Over the history of the race, we’ve seen a greater depth of competition develop in the women’s field and the event continues to lure some of the best mountain bikers on the planet. Riders take on the challenge of testing their abilities over the eight days and against some world class competition. In terms of pairings, the women’s field appears far more dynamic — we’ve seen fewer of those established, stalwart partnerships that we’re used to in the men’s category. This year is no different — almost all the top contending teams are new pairings for the race. What will be different this year is that there is no clear favourite, and the winning team in Val de Vie is hard to predict without drawing out several permutations of how the race unfolds. Questions will remain, at least till the start gun: how will the cross country riders play to their strengths and ride out front from the gun?

How long can they last on their own? At what point in the week will the young riders learn to pace themselves correctly? When will the experienced athletes make their move to capitalise on any mistakes? Which of the new pairings’ team dynamics will thrive and which will falter? History tells us that the Prologue reveals much about how the week will unfold. However, with this being an Olympic year and the world’s vastly differing cycling calendars makes comparing the highly fatigued international cross country riders at the end of their season to the local marathoners and stage racers who’ve lacked exposure to top level competition an interesting concept. The UCI World Cup stars may still find good form. We wait to see how fleeting and fickle that form can be, and if freshness will prevail.

Fierce rivals turned teammates is the narrative of the inveterate Lüthi / de Groot pairing. If you were to add up all of their combined Absa Cape Epic victories, national titles and world championship podiums into a points tally, Lüthi and de Groot top the list. Arguably the most evenly matched team, the Swiss / South African duo is collectively the most experienced in the race. Focusing on marathon and stage racing, they’re likely to struggle to match the speed of the likes of Frei, Stigger, Lill and Strauss, so their game plan will surely look to the long game, keeping the pressure on so that they’re ready to pounce on any and every mistake.

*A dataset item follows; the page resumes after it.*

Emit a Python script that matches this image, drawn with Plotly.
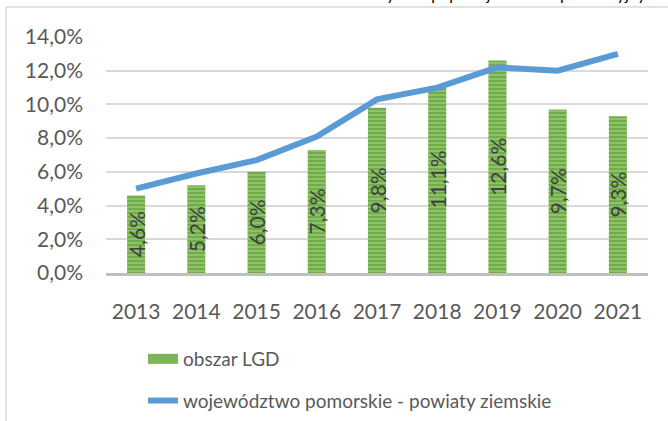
import plotly.graph_objects as go

# Data (percent)
years = ["2013", "2014", "2015", "2016", "2017", "2018", "2019", "2020", "2021"]
lgd = [4.6, 5.2, 6.0, 7.3, 9.8, 11.1, 12.6, 9.7, 9.3]
pomorskie = [5.0, 5.9, 6.7, 8.1, 10.3, 11.0, 12.2, 12.0, 13.0]

bar_name = "obszar LGD"
line_name = "województwo pomorskie - powiaty ziemskie"
title_text = "Udział bezrobotnych w populacji w wieku produkcyjnym"

FONT = "Lato"
GREEN = "#70ad47"
BLUE = "#5b9bd5"
GREY = "#595959"

# Plot area in pixels: x 106..648, y 37..273
W, H = 668, 421
L, R, T, B = 106, 20, 37, 148
pw, ph = W - L - R, H - T - B


def px_x(x):
	return (x - L) / pw


def px_y(y):
	return (H - B - y) / ph


fig = go.Figure()

# Bars with horizontal stripes
fig.add_trace(go.Bar(x=years, y=lgd, name=bar_name, width=0.3, showlegend=False,
                     marker=dict(color=GREEN, line_width=0,
                                 pattern=dict(shape="-", fgcolor="#c9e2b8", bgcolor=GREEN,
                                              size=4, solidity=0.35)),
                     texttemplate="%{y:.1f}%", textposition="inside",
                     insidetextanchor="middle", textangle=-90,
                     insidetextfont=dict(family=FONT, size=21, color="#404040")))

# Line
fig.add_trace(go.Scatter(x=years, y=pomorskie, name=line_name, mode="lines",
                         line=dict(color=BLUE, width=6), showlegend=True,
                         legendgroup="b"))

# Legend-only stand-in for the bar series (wide swatch like the original)
fig.add_trace(go.Scatter(x=[None], y=[None], name=bar_name, mode="lines",
                         line=dict(color="#7cb65a", width=10), legendgroup="a",
                         legendrank=1))

fig.update_layout(
	width=W, height=H,
	margin=dict(l=L, r=R, t=T, b=B, autoexpand=False),
	paper_bgcolor="white", plot_bgcolor="white",
	separators=", ",
	font=dict(family=FONT, size=21, color=GREY),
	uniformtext=dict(minsize=21, mode="show"),
	legend=dict(x=px_x(143), y=px_y(340), xanchor="left", yanchor="top",
	            orientation="v", font=dict(size=19, color=GREY),
	            tracegroupgap=14, bgcolor="rgba(0,0,0,0)"),
)

fig.update_xaxes(showgrid=False, showline=True, linecolor="#bfbfbf", linewidth=3,
                 ticks="", ticklabelstandoff=18, tickfont=dict(size=21, color=GREY),
                 automargin=False)
fig.update_yaxes(range=[0, 14], dtick=2, tickformat=".1f", ticksuffix="%",
                 showgrid=True, gridcolor="#d9d9d9", gridwidth=1.5,
                 zeroline=False, showline=False, ticks="", ticklabelstandoff=22,
                 tickfont=dict(size=21, color=GREY), automargin=False)

# Chart frame (extends past the right and bottom edges of the crop)
fig.add_shape(type="rect", xref="paper", yref="paper",
              x0=px_x(6), x1=px_x(720), y0=px_y(520), y1=px_y(7),
              line=dict(color="#d9d9d9", width=1.5), layer="below")

# Title, mostly cut off at the top of the picture (only descenders show)
fig.add_annotation(text=title_text, xref="paper", yref="paper",
                   x=px_x(463), y=px_y(5), xanchor="center", yanchor="bottom",
                   showarrow=False, font=dict(family=FONT, size=16, color="black"))

# page has a default 8px body margin; drop it so the chart sits at 0,0
fig.write_html("out.html", config={"displayModeBar": False},
               post_script="document.body.style.margin='0px';")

The all-South African pairing has been a long time coming, and should’ve been an obvious one if it weren’t for trade team obligations and alliances. Together they’re the perfect combination of XCO speed, stage racing experience and local knowledge of the trails and conditions. Plus, they’re uncannily well matched physically, as is evidenced by their UCI World Cup results. They know each other’s strengths and weaknesses like all good rivals do and in 2021 they can use that to their full advantage. They could well become the first all South African team to win the race since 2007, if The Race That Measures All allows for it. Don’t be fooled by the friendly demeanour, when the racing gets underway, these two are all business.

As a previous Absa Cape Epic winner, Stenerhag’s quiet confidence will temper well with McDougall’s enthusiasm. Stenerhag’s road background is all but forgotten after her successful switch to mountain biking, and also the fact that the Swede refers to South Africa as her second home. She know the trails of the Western Cape like the back of her hand, as does McDougall who is equally comfortable on the Untamed terrain – after all, she did win the Absa African Women’s jersey competition in its inaugural year. They’re unlikely to follow the early moves by the speedier cross country racers, but are sure to find the podium at some point during race week.

Given the firepower and palmares of the Swiss and the Austrian, this is the team to watch at the 2021 race. Both are almost invariably mixing it up at the front on the UCI World Cup circuit. Stigger has held the under 23 world title three times and Frei is an Olympic silver medallist and is the current short track world champion. On paper, their all-out speed is leagues ahead of the rest. However speed doesn’t always convert to an eight-day format. Plus, Frei has already peaked twice this season (at Tokyo 2020 and the XCC World Champs) and they’re relatively young and inexperienced at stage racing. Luckily their trade team staff is not — they’ll be applying the know how that took the likes of Annika Langvad, Christoph Sauser, Burry Stander, Ariane Lüthi and Jaroslav Kulhavy to victory.